With the advent of the DVR (TiVo, et al), the continued erosion of attention spans, and ad clutter of the density of a collapsed star, advertisers need to find more interesting and meaningful ways to engage a prospect.
A way of getting in front of a potential consumer by being where they are already spending their time willingly is product placement. Product placement is experiencing a kind of renaissance in commercial media and for many who are unfamiliar with advertising's history it is striking them as wondrous and new.
Product placement, however, is nothing new in television or films or radio. "Kraft Theater," "Camel Caravan of Stars," and "Star Texaco Theater," are examples of entire shows being owned by advertisers. Remember the quiz show scandal on the "$64,000 Question?" That show was bank-rolled entirely by Geritol. The movie, "Wayne's World," has a funny albeit over-done bit poking fun at product placement, with Wayne and Garth eating Pizza Hut pizza, wearing Reebok gear, and pretty much doing an ad for Nuprin.
No doubt that the sky-is-falling fear of DVRs in the home is driving the upswing in product placement usage, but product placement had found its way into TV before much was being made of DVRs. "Survivor" is an example of a show that early on was doing product placement. They had hungry contestants playing for helpings of Doritos Nacho Cheese Flavored Corn Chips and bottles of Bud Light.
If done right, product placement can be a lot more effective than a standard commercial. The problem, of course, is just how much product placement can one have in a program to both subsidize costs AND earn the network a profit? Again, the "Wayne's World" example gives one an idea of what too much can look like.

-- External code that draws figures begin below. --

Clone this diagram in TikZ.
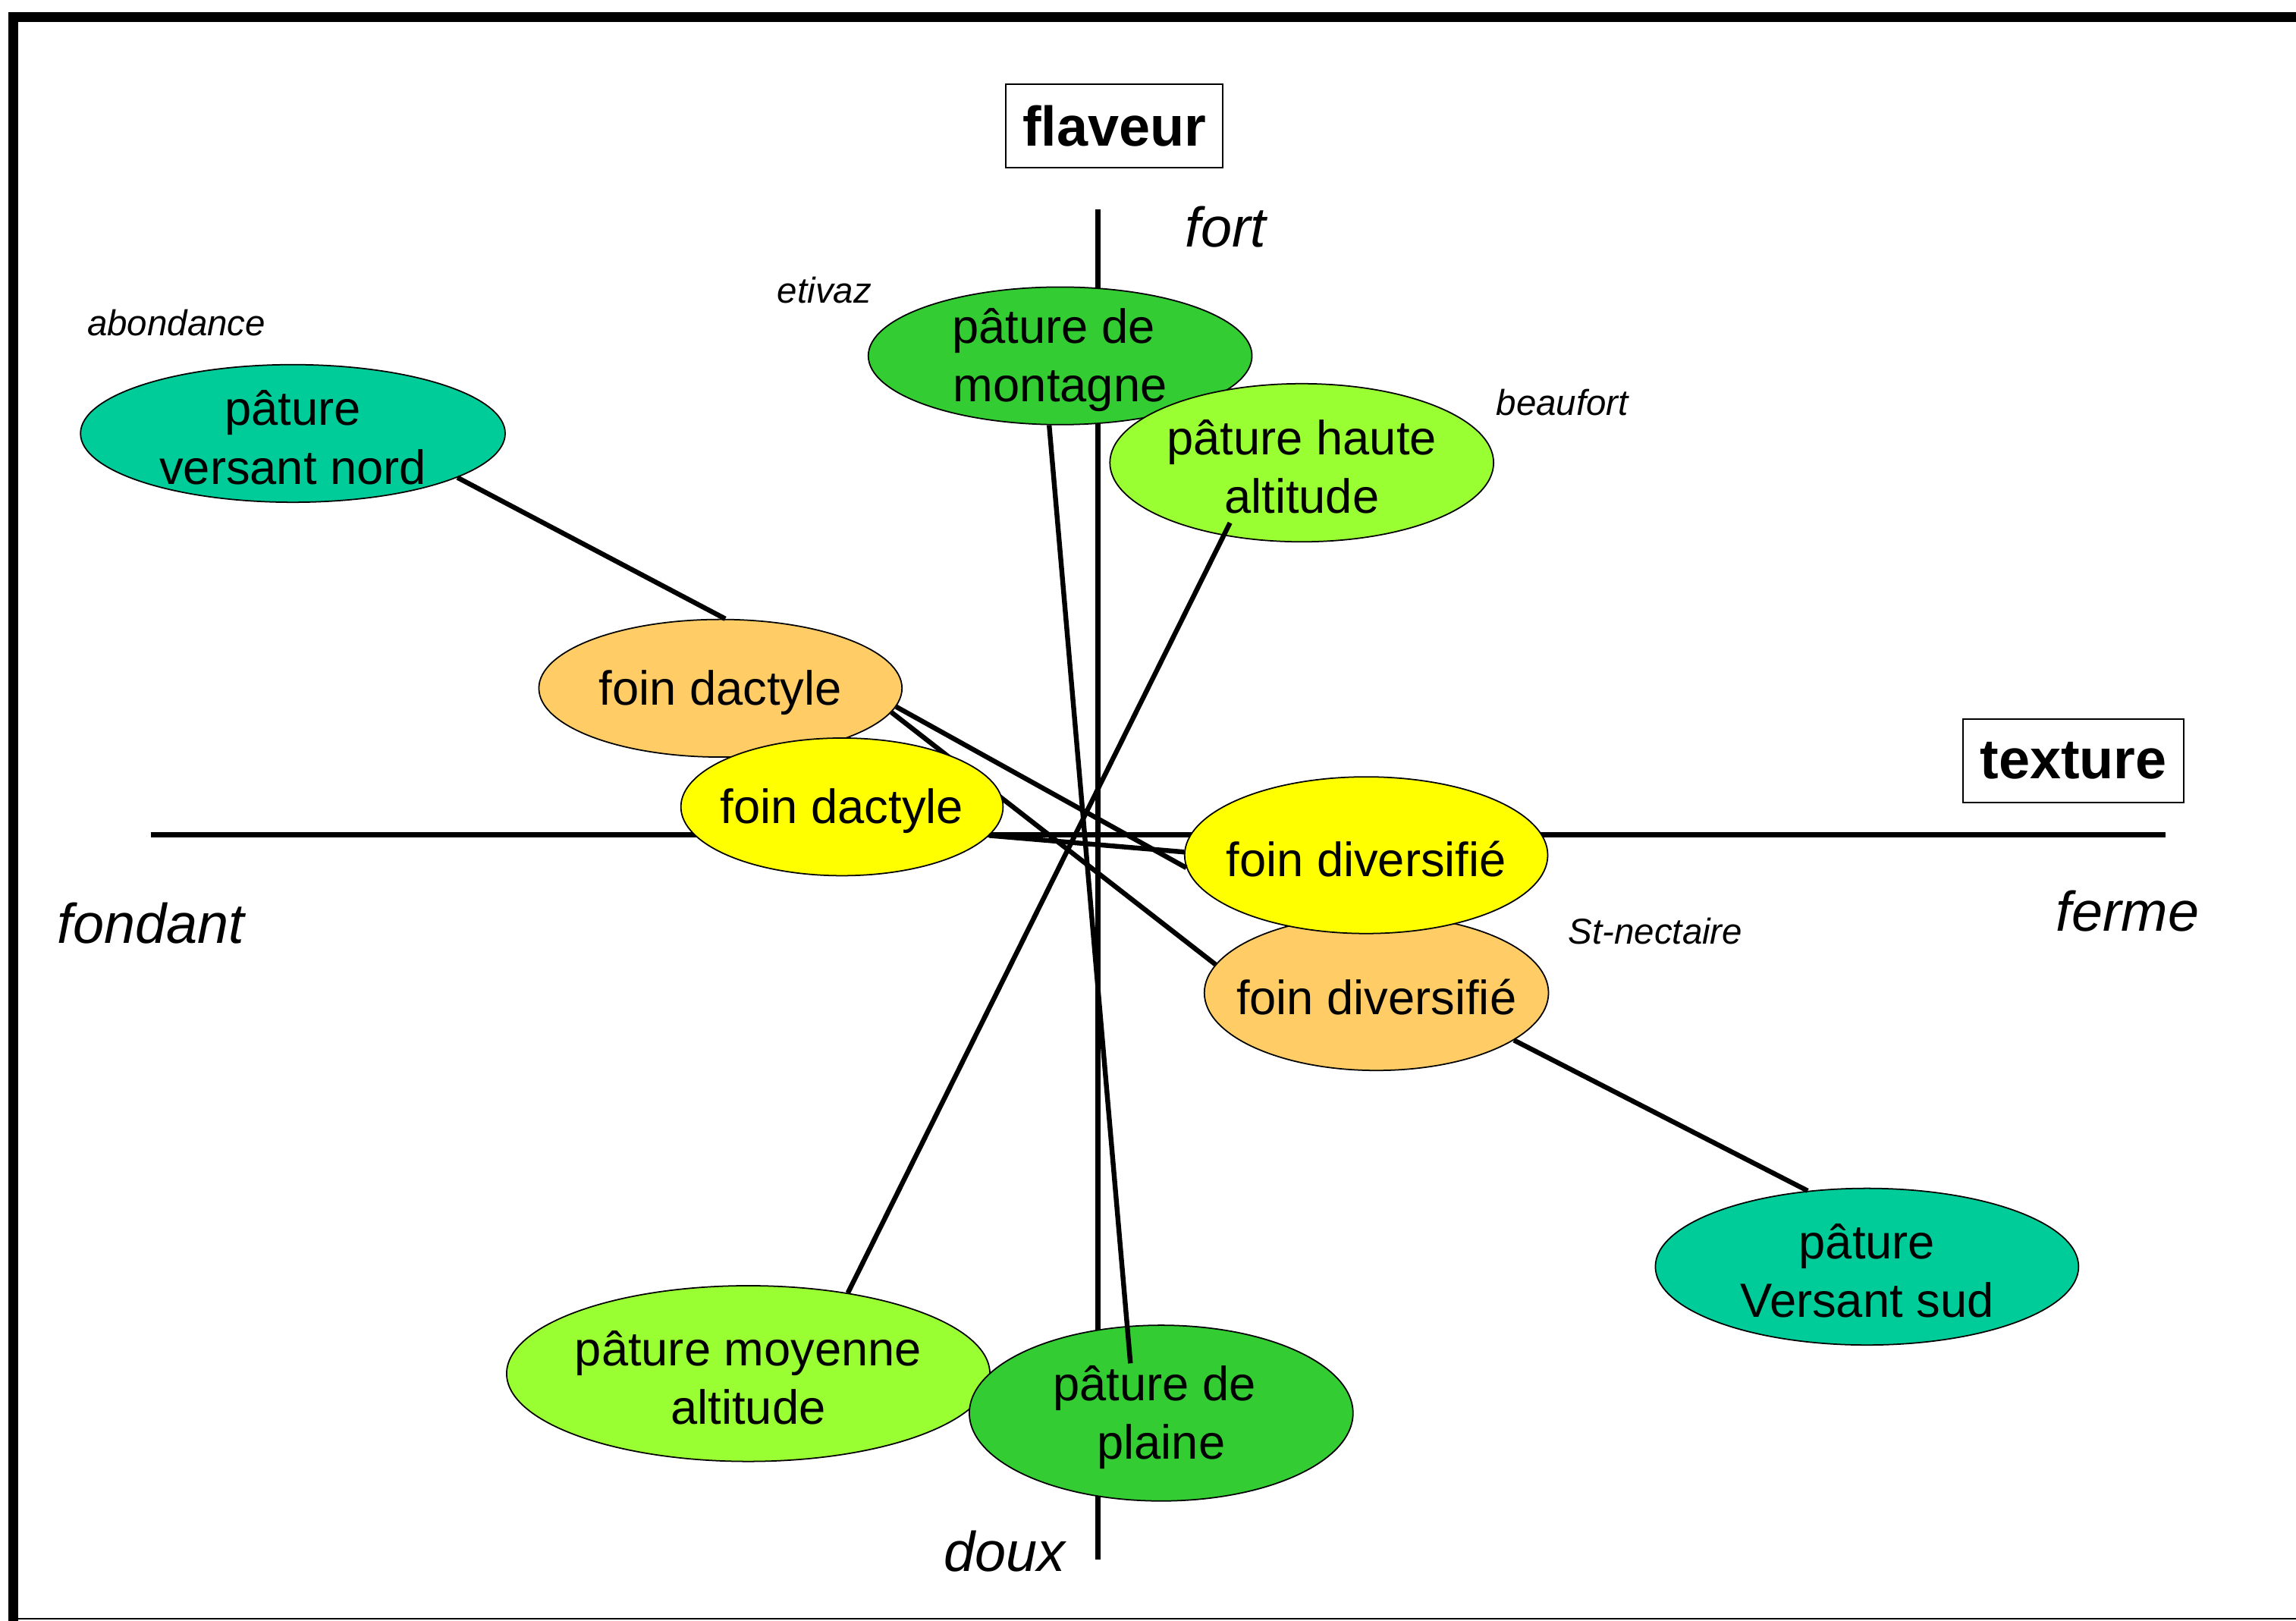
\documentclass[tikz,border=0pt]{standalone}
\usepackage{fontspec}
\setmainfont{Liberation Sans}
\usetikzlibrary{shapes.geometric,backgrounds}

\definecolor{pnord}{HTML}{00CC99}
\definecolor{pvert}{HTML}{33CC33}
\definecolor{palti}{HTML}{99FF33}
\definecolor{foinor}{HTML}{FFCC66}
\definecolor{foinjau}{HTML}{FFFF00}

\tikzset{
  pat/.style={ellipse,draw,line width=0.5pt,inner sep=0pt},
  txt/.style={font=\fontsize{18}{22}\selectfont,align=center,inner sep=0pt,yshift=-0.55mm},
  axe/.style={line width=0.69mm},
  lien/.style={line width=0.64mm},
  titre/.style={draw,line width=0.5pt,minimum height=11mm,font=\fontsize{21}{25}\selectfont\bfseries},
  pole/.style={inner sep=0pt,font=\fontsize{21}{25}\selectfont\itshape},
  fromage/.style={inner sep=0pt,font=\fontsize{13.5}{16}\selectfont\itshape}
}

\begin{document}
\begin{tikzpicture}[x=0.193mm,y=-0.193mm]
        \useasboundingbox (0,0) rectangle (1568,1106.5);
        %% Frame
        \draw[line width=1.33mm] (9,1112) -- (9,11.7) -- (1575,11.7);
        \draw[line width=0.4pt] (9,1105.4) -- (1575,1105.4);
        %% Axes
        \draw[axe] (103,570) -- (1479,570);
        \draw[axe] (750,143) -- (750,1065);
        \node[titre,minimum width=28.56mm] (flaveur) at (761,86) {flaveur};
        \node[titre,minimum width=29.05mm] (texture) at (1416,519.5) {texture};
        \node[pole] (fort) at (837,155) {fort};
        \node[pole] (doux) at (686,1059.5) {doux};
        \node[pole] (fondant) at (103,630.5) {fondant};
        \node[pole] (ferme) at (1453,622) {ferme};
        %% Cheeses
        \node[fromage] (abondance) at (120.5,220.5) {abondance};
        \node[fromage] (etivaz) at (563,198) {etivaz};
        \node[fromage] (beaufort) at (1067,275) {beaufort};
        \node[fromage] (nectaire) at (1130.5,636) {St-nectaire};
        %% Pastures and hays
        \node[pat,fill=pnord,minimum width=55.97mm,minimum height=18.14mm,label={[txt,name=tnord]center:pâture\\versant nord}] (nord) at (200,296) {};
        \node[pat,fill=pvert,minimum width=50.57mm,minimum height=18.14mm,label={[txt,name=tmontagne]center:pâture de\hspace{5pt}\null\\montagne}] (montagne) at (724,243) {};
        \node[pat,fill=palti,minimum width=50.57mm,minimum height=20.84mm,label={[txt,name=thaute]center:pâture haute\\altitude}] (haute) at (889,316) {};
        \node[pat,fill=foinor,minimum width=47.86mm,minimum height=18.14mm,label={[txt,name=tdaco]center:foin dactyle}] (daco) at (492,470) {};
        \node[pat,fill=foinjau,minimum width=42.46mm,minimum height=18.14mm,label={[txt,name=tdacj]center:foin dactyle}] (dacj) at (575,551) {};
        \node[pat,fill=foinor,minimum width=45.36mm,minimum height=20.46mm,label={[txt,name=tdivo]center:foin diversifié}] (divo) at (940,678) {};
        \node[pat,fill=foinjau,minimum width=47.86mm,minimum height=20.65mm,label={[txt,name=tdivj]center:foin diversifié}] (divj) at (933,584) {};
        \node[pat,fill=pnord,minimum width=55.78mm,minimum height=20.65mm,label={[txt,name=tsud]center:pâture\\Versant sud}] (sud) at (1275,865) {};
        \node[pat,fill=palti,minimum width=63.69mm,minimum height=23.16mm,label={[txt,name=tmoyenne]center:pâture moyenne\\altitude}] (moyenne) at (511,938) {};
        \node[pat,fill=pvert,minimum width=50.57mm,minimum height=23.16mm,label={[txt,name=tplaine]center:pâture de\hspace{5pt}\null\\plaine}] (plaine) at (793,965) {};
        %% Links
        \draw[lien] (nord.-15) -- (daco.86);
        \draw[lien] (montagne.261) -- ([shift={(-21,-34)}]plaine.center);
        \draw[lien] ([shift={(-49,41)}]haute.center) -- (moyenne.39);
        \draw[lien] (daco.-6) -- (divj.184);
        \draw[lien] (dacj.-11) -- (divj.179);
        \draw[lien] (divo.-19) -- (sud.128);
        \begin{scope}[on background layer]
          \draw[lien] (daco.-8) -- (divo.170);
        \end{scope}
\end{tikzpicture}
\end{document}
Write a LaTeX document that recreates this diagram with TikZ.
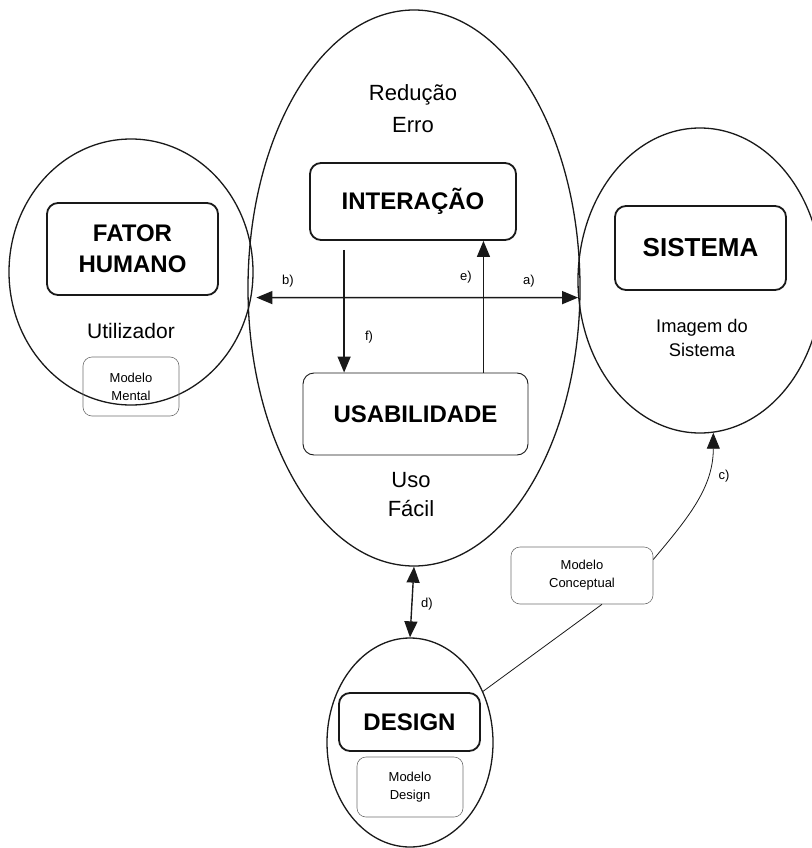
\documentclass[tikz,border=0pt]{standalone}
\usepackage{fontspec}
\setmainfont{Liberation Sans}
\usetikzlibrary{arrows.meta, shapes.geometric}
\definecolor{inkblack}{RGB}{25,25,25}
\definecolor{boxgray}{RGB}{110,110,110}
\tikzset{
  zone/.style={ellipse, draw=inkblack, line width=1.3pt, inner sep=0pt},
  mainbox/.style={rectangle, rounded corners=11pt, draw=inkblack,
                  line width=1.8pt, align=center,
                  font=\fontsize{24}{31}\selectfont\bfseries},
  subbox/.style={rectangle, rounded corners=9pt, draw=boxgray,
                 line width=0.6pt, align=center,
                 font=\fontsize{13}{18}\selectfont},
  lbl/.style={align=center, font=\fontsize{22}{32}\selectfont},
  tag/.style={font=\fontsize{13}{15}\selectfont},
  arr/.style={-{Triangle[length=16pt,width=13pt]}, line width=1.4pt,
              draw=inkblack},
  dbl/.style={{Triangle[length=16pt,width=13pt]}-{Triangle[length=16pt,width=13pt]},
              line width=1.4pt, draw=inkblack},
}

\begin{document}
\begin{tikzpicture}[x=1pt, y=-1pt]
  \useasboundingbox (0,0) rectangle (811,848);

  % the four zones
  \node[zone, minimum width=244pt, minimum height=266pt] (humano) at (131,272) {};
  \node[zone, minimum width=332pt, minimum height=556pt] (meio) at (414,288) {};
  \node[zone, minimum width=244pt, minimum height=305pt] (sistema) at (700,280.5) {};
  \node[zone, minimum width=166pt, minimum height=209pt] (design) at (410,742.5) {};

  % left zone
  \node[mainbox, minimum width=171pt, minimum height=92pt] (humanobox) at (132.5,249) {FATOR\\HUMANO};
  \node[lbl, font=\fontsize{21}{25}\selectfont] (utilizador) at (131,331) {Utilizador};
  \node[subbox, minimum width=96pt, minimum height=59pt] (mental) at (131,386.5) {Modelo\\Mental};

  % middle zone
  \node[lbl, font=\fontsize{22}{32}\selectfont] (reducao) at (413,109) {Redução\\Erro};
  \node[mainbox, minimum width=206pt, minimum height=77pt] (interacao) at (413,201.5) {INTERAÇÃO};
  \node[mainbox, line width=0.9pt, minimum width=225pt, minimum height=82pt] (usab) at (415.5,414) {USABILIDADE};
  \node[lbl, font=\fontsize{22}{29}\selectfont] (uso) at (411,495) {Uso\\Fácil};

  % right zone
  \node[mainbox, font=\fontsize{26}{31}\selectfont\bfseries, minimum width=171pt, minimum height=84pt] (sistemabox) at (700.5,248) {SISTEMA};
  \node[lbl, font=\fontsize{18.3}{24}\selectfont] (imagem) at (702,338) {Imagem do\\Sistema};

  % bottom zone
  \node[mainbox, minimum width=141pt, minimum height=58pt] (designbox) at (409.5,722) {DESIGN};
  \node[subbox, minimum width=106pt, minimum height=60pt] (mdesign) at (410,787) {Modelo\\Design};

  \node[subbox, minimum width=142pt, minimum height=57pt] (conceptual) at (582,575.5) {Modelo\\Conceptual};

  % connectors
  \draw[dbl] ([xshift=5pt]humano.-12) -- (sistema.188);
  \node[tag] (ta) at (529,281) {a)};
  \node[tag] (tb) at (288,281) {b)};

  \draw[arr] ([xshift=35pt,yshift=-9pt]interacao.south west)
          -- ([xshift=35pt]interacao.south west |- usab.north);
  \node[tag] (tf) at (369,337) {f)};

  \draw[arr] ([xshift=-45pt]usab.north east)
          -- ([xshift=-45pt]usab.north east |- interacao.south);
  \node[tag] (te) at (466,277) {e)};

  \draw[dbl] (meio.south) -- (design.north);
  \node[tag] (td) at (427,604) {d)};

  \draw[line width=0.8pt, inkblack] (design.35) -- ([xshift=20pt]conceptual.south);
  \draw[arr, line width=0.8pt] ([yshift=16pt]conceptual.east) to[out=50, in=-90] (sistema.-85);
  \node[tag] (tc) at (724,476) {c)};
\end{tikzpicture}
\end{document}
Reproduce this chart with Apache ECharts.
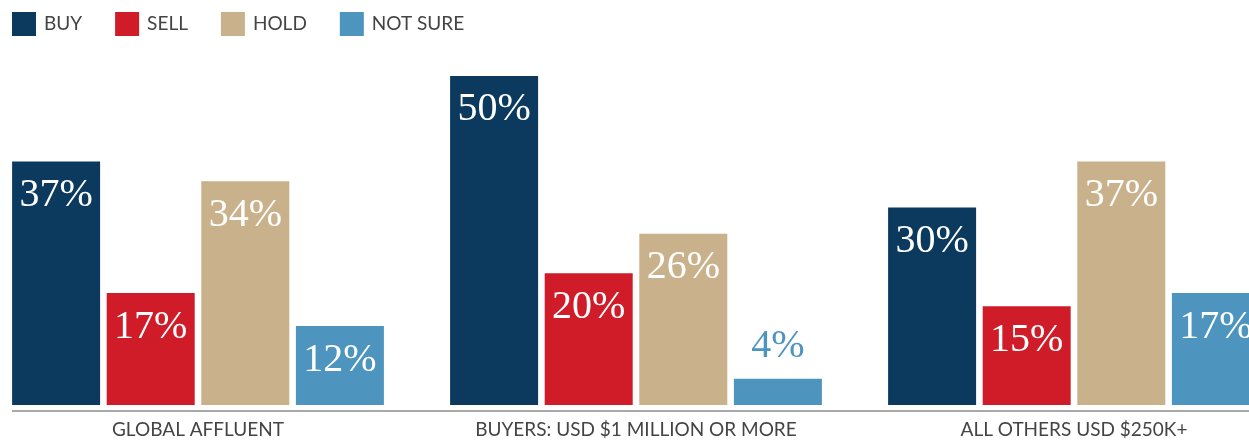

The other factor to consider is just how the product placement is done. On a program like "Queer Eye for the Straight Guy," the product placement is pretty innocuous, demonstrating the product in use (representative of what I've called "Flow experience marketing"), always serving as the trusty side kick rather than the hero, playing Robin to the Fab Five's Batman.
This stands in stark contrast with the ham-handed product placements done with Bravo/NBC's brief-run "The Restaurant." American Express, Mitsubishi and Coors Light were the major sponsors for that program. In fact, Coors, Mitsubishi, and American Express each paid for one third of the show, and shared fifty percent of the regular advertising time. When something like that leads to slow, sexy, lingering camera shots of AmEx cards sitting in shot glasses on queue to pay a tab, or waiters recommending Coors Light with an order of "Mamma's Meatballs," in addition to spots going out of and coming into program starring Rocco DiSpirito, the celebrity chef who served as the protagonist of this program (since the restaurant itself didn't seem up to it), it seems to me that the idea of product placement becomes so shameless that it can create a kind of psychic backlash with an audience. Anecdotally I can say that everyone I have spoken with about the show all mentioned the product placement and how repulsive it was, particularly the waiters and waitresses recommending Coors Light with meals in what is supposed to be a quality New York City restaurant.
Regardless of this, people are going to see a lot more product placement before we see a lot less of it. But there is only so much "room," as it were, for product placement; it cannot entirely replace more standard advertising because there simply aren't enough opportunities to satisfy all categories of advertisers. But there is only so much of it audiences are going to be able to stomach before rejecting product placement, anyway. If at any point in time viewers feel that the integrity and quality of the programming is suffering as a result of product placement, they are going to revolt against being revolted.